Hands-on: Align orthologs with ClustalW
  1. Regex Find And Replace ( Galaxy version 1.0.1) with the following parameters:
    • param-file “Select lines from”: listproteinorthograbproteins (output of Proteinortho grab proteins tool)
    • In “Check”:
      • param-repeat “Insert Check”
        • “Find Regex”: (>[^_]+).+
        • “Replacement”: \1
  2. ClustalW ( Galaxy version 2.1) with the following parameters:
    • param-file “FASTA file”: out_file1 (output of Regex Find And Replace tool)

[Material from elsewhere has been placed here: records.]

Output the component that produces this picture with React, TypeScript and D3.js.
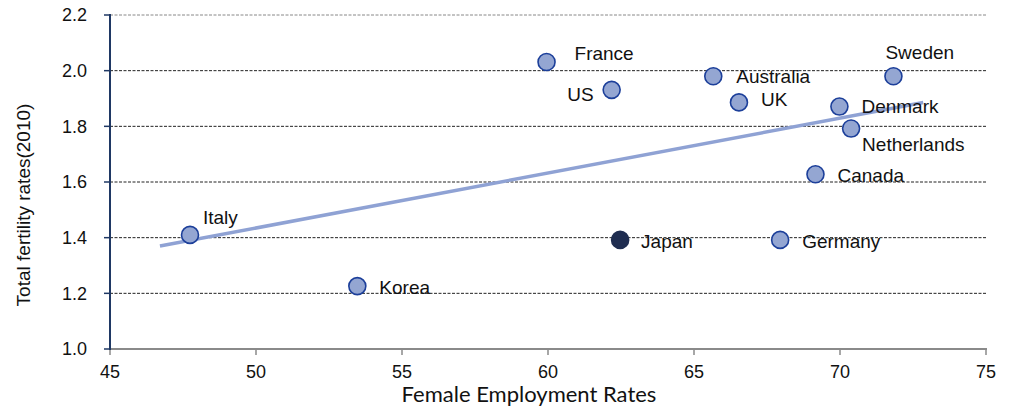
import React from "react";
import * as d3 from "d3";

const countries = ["Italy", "Korea", "France", "US", "Japan", "Australia", "UK", "Sweden", "Denmark", "Netherlands", "Canada", "Germany"];
const employment = [47.74, 53.47, 59.95, 62.18, 62.47, 65.66, 66.54, 71.83, 69.98, 70.38, 69.16, 67.95];
const fertility = [1.41, 1.226, 2.031, 1.931, 1.392, 1.98, 1.886, 1.98, 1.871, 1.792, 1.628, 1.392];
const highlighted = ["Japan"];
const xTicks = [45, 50, 55, 60, 65, 70, 75];
const yTicks = [1.0, 1.2, 1.4, 1.6, 1.8, 2.0, 2.2];
const trendRange = [46.71, 72.85];

// label offsets relative to point (px)
const labelOffsets: Record<string, [number, number, string]> = {
  Italy: [13, -18, "start"],
  Korea: [22, 1, "start"],
  France: [28, -9, "start"],
  US: [-18, 4, "end"],
  Japan: [21, 1, "start"],
  Australia: [23, 0, "start"],
  UK: [22, -3, "start"],
  Sweden: [-8, -24, "start"],
  Denmark: [22, 0, "start"],
  Netherlands: [11, 16, "start"],
  Canada: [22, 1, "start"],
  Germany: [22, 1, "start"],
};

export default function App() {
  const W = 1012, H = 413;
  const x = d3.scaleLinear().domain([45, 75]).range([110, 986]);
  const y = d3.scaleLinear().domain([1.0, 2.2]).range([349, 15]);

  const mx = d3.mean(employment)!;
  const my = d3.mean(fertility)!;
  let num = 0, den = 0;
  employment.forEach((v, i) => {
    num += (v - mx) * (fertility[i] - my);
    den += (v - mx) * (v - mx);
  });
  const slope = num / den;
  const intercept = my - slope * mx;
  const trend = trendRange.map((v) => [x(v), y(intercept + slope * v)] as [number, number]);
  const line = d3.line();

  return (
    <svg width={W} height={H} style={{ position: "absolute", left: 0, top: 0, background: "#fff" }}>
      {yTicks.map((t, i) => (
        <g key={"y" + t}>
          {i > 0 && (
            <line x1={110} x2={986} y1={y(t)} y2={y(t)} stroke={i === yTicks.length - 1 ? "#888" : "#222"} strokeWidth={1} strokeDasharray="3,1.5" />
          )}
          <line x1={104} x2={110} y1={y(t)} y2={y(t)} stroke="#1f3864" strokeWidth={1.5} />
          <text x={87} y={y(t)} dy="0.36em" textAnchor="end" fontFamily="'Liberation Sans', Arial, sans-serif" fontSize={18} fill="#111">
            {t.toFixed(1)}
          </text>
        </g>
      ))}
      <line x1={110} x2={987} y1={349} y2={349} stroke="#8a8a8a" strokeWidth={2} />
      {xTicks.map((t) => (
        <g key={"x" + t}>
          <line x1={x(t)} x2={x(t)} y1={349} y2={355} stroke="#8a8a8a" strokeWidth={1.5} />
          <text x={x(t)} y={378} textAnchor="middle" fontFamily="'Liberation Sans', Arial, sans-serif" fontSize={18} fill="#111">
            {t}
          </text>
        </g>
      ))}
      <line x1={110} x2={110} y1={14} y2={350} stroke="#1f3864" strokeWidth={2} />
      <path d={line(trend)!} stroke="#8fa2d4" strokeWidth={3.5} fill="none" />
      {countries.map((c, i) => {
        const px = x(employment[i]);
        const py = y(fertility[i]);
        const hl = highlighted.includes(c);
        const [ox, oy, anchor] = labelOffsets[c];
        return (
          <g key={c}>
            <circle cx={px} cy={py} r={8.5} fill={hl ? "#1f2d50" : "#94a6d2"} stroke={hl ? "#1f2d50" : "#1c3f9a"} strokeWidth={1.6} />
            <text x={px + ox} y={py + oy} dy="0.36em" textAnchor={anchor as any} fontFamily="'Liberation Sans', Arial, sans-serif" fontSize={19} fill="#111">
              {c}
            </text>
          </g>
        );
      })}
      <text x={529} y={402} textAnchor="middle" fontFamily="Lato, 'Open Sans', sans-serif" fontSize={22} fill="#111">
        Female Employment Rates
      </text>
      <text transform={`translate(30,205) rotate(-90)`} textAnchor="middle" fontFamily="'Liberation Sans', Arial, sans-serif" fontSize={19} fill="#111">
        Total fertility rates(2010)
      </text>
    </svg>
  );
}
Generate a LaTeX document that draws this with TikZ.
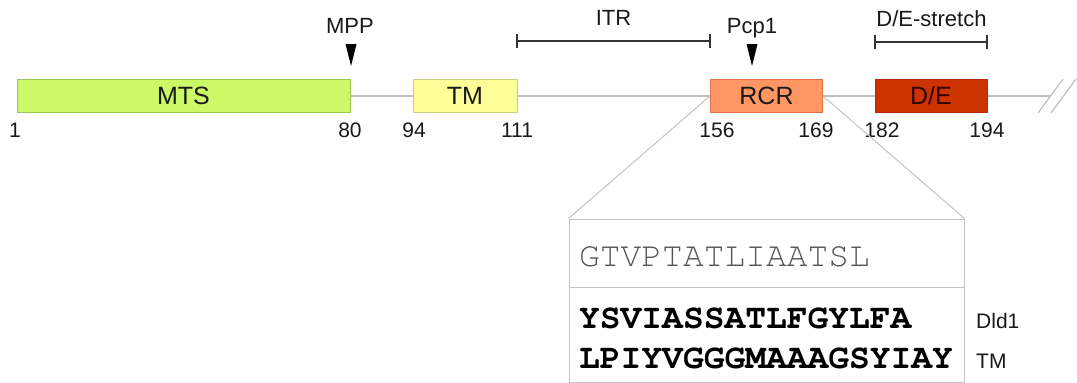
\documentclass[tikz,border=0pt]{standalone}
\usepackage{fontspec}
\setmainfont{Liberation Sans}
\newfontfamily\seqfont{texgyrecursor}[Extension=.otf, UprightFont=*-regular, BoldFont=*-bold]
\definecolor{txt}{RGB}{25,25,25}
\definecolor{axis}{RGB}{190,190,190}
\definecolor{mtsfill}{RGB}{204,250,102}
\definecolor{mtsdraw}{RGB}{160,195,90}
\definecolor{tmfill}{RGB}{255,255,153}
\definecolor{tmdraw}{RGB}{205,205,130}
\definecolor{rcrfill}{RGB}{255,150,100}
\definecolor{rcrdraw}{RGB}{225,115,70}
\definecolor{defill}{RGB}{204,51,0}
\definecolor{dedraw}{RGB}{175,45,10}
\definecolor{detext}{RGB}{50,5,0}
\definecolor{boxline}{RGB}{195,195,195}
\definecolor{seqgray}{RGB}{85,85,85}
\tikzset{
  dom/.style={rectangle, inner sep=0pt, line width=1pt, minimum height=33pt,
              font=\fontsize{25}{25}\selectfont, text=txt},
  num/.style={inner sep=0pt, anchor=base, font=\fontsize{21}{21}\selectfont, text=txt},
  lab/.style={inner sep=0pt, anchor=base, font=\fontsize{22}{22}\selectfont, text=txt},
  axisline/.style={draw=axis, line width=1.5pt},
  bar/.style={draw=black!80, line width=2pt},
  site/.style={fill=black},
  seq/.style={inner sep=0pt, anchor=base west, font=\seqfont\fontsize{34.6}{34.6}\selectfont},
  seqbold/.style={seq, text=black, font=\seqfont\bfseries\fontsize{34.6}{34.6}\selectfont},
}
\begin{document}
\begin{tikzpicture}[x=1pt,y=-1pt]
\useasboundingbox (0,0) rectangle (1077,383);
% domains
\node[dom, fill=mtsfill, draw=mtsdraw, minimum width=333pt] (mts) at (183.5,96) {MTS};
\node[dom, fill=tmfill, draw=tmdraw, minimum width=104pt] (tm) at (465,96) {TM};
\node[dom, fill=rcrfill, draw=rcrdraw, minimum width=112pt] (rcr) at (766.5,96) {RCR};
\node[dom, fill=defill, draw=dedraw, minimum width=112pt, text=detext] (de) at (931,96) {D/E};
\coordinate (axend) at (1050,96);
% backbone
\draw[axisline] (mts.east) -- (tm.west);
\draw[axisline] (tm.east) -- (rcr.west);
\draw[axisline] (rcr.east) -- (de.west);
\draw[axisline] (de.east) -- (axend);
\draw[axisline, line width=1.2pt] (1038,113) -- (1063,79);
\draw[axisline, line width=1.2pt] (1051,113) -- (1076,79);
% position numbers
\node[num] (n1) at (15,137.5) {1};
\node[num] (n80) at (350,137.5) {80};
\node[num] (n94) at (414,137.5) {94};
\node[num] (n111) at (517,137.5) {111};
\node[num] (n156) at (717,137.5) {156};
\node[num] (n169) at (816,137.5) {169};
\node[num] (n182) at (882,137.5) {182};
\node[num] (n194) at (987,137.5) {194};
% cleavage sites
\node[lab] (mpp) at (350,33) {MPP};
\fill[site] (345.5,44) -- (356.5,44) -- (351,66) -- cycle;
\node[lab] (pcp) at (752,33) {Pcp1};
\fill[site] (746.5,44) -- (757.5,44) -- (752,66) -- cycle;
% ranges
\node[lab] (itr) at (613.5,25.5) {ITR};
\draw[bar] (517,41) -- (710,41);
\draw[bar] (517,34) -- (517,48);
\draw[bar] (710,34) -- (710,48);
\node[lab] (stretch) at (931.5,26.5) {D/E-stretch};
\draw[bar] (875,42) -- (987,42);
\draw[bar] (875,35) -- (875,49);
\draw[bar] (987,35) -- (987,49);
% inset
\node[rectangle, draw=boxline, line width=1pt, minimum width=395pt, minimum height=163pt, inner sep=0pt] (inset) at (766.5,300.5) {};
\draw[draw=boxline, line width=1pt] (rcr.west) -- (inset.north west);
\draw[draw=boxline, line width=1pt] (rcr.east) -- (inset.north east);
\draw[draw=boxline, line width=1pt] (569,287) -- (964,287);
\node[seq, text=seqgray] (s1) at (579,266) {GTVPTATLIAATSL};
\node[seqbold] (s2) at (579,328) {YSVIASSATLFGYLFA};
\node[seqbold] (s3) at (579,368) {LPIYVGGGMAAAGSYIAY};
\node[lab, anchor=base west, font=\fontsize{21}{21}\selectfont] (dld) at (976,328) {Dld1};
\node[lab, anchor=base west, font=\fontsize{21}{21}\selectfont] (tmlab) at (976,368) {TM};
\end{tikzpicture}
\end{document}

    • “Data type”: Protein sequences
    • “Output alignment format”: FASTA format
    • “Output complete alignment (or specify part to output)”: Complete alignment
  1. Open the ClustalW output ‘queryOrthoGroup121.fasta’ and its corresponding multifasta input. You can compare them side by side activating the ‘Scratchbook’ on the top panel. What is the main difference between the sequences in the unaligned multifasta (input) and the ClustalW output multifasta?
  1. Two of the sequences from this orthogroup are truncated (early stop codon). The alignment program inserts ‘-‘ to represent indels in the alignment.


In this tutorial, you have prepared genome sequence data for phylogenetic analysis. First, you have extracted information from these in the form of predicted protein sequences. You then grouped the predicted proteins into orthogroups and aligned them. These aligned sequences can now be used for reconstructing a phylogeny and building a phylogenetic tree.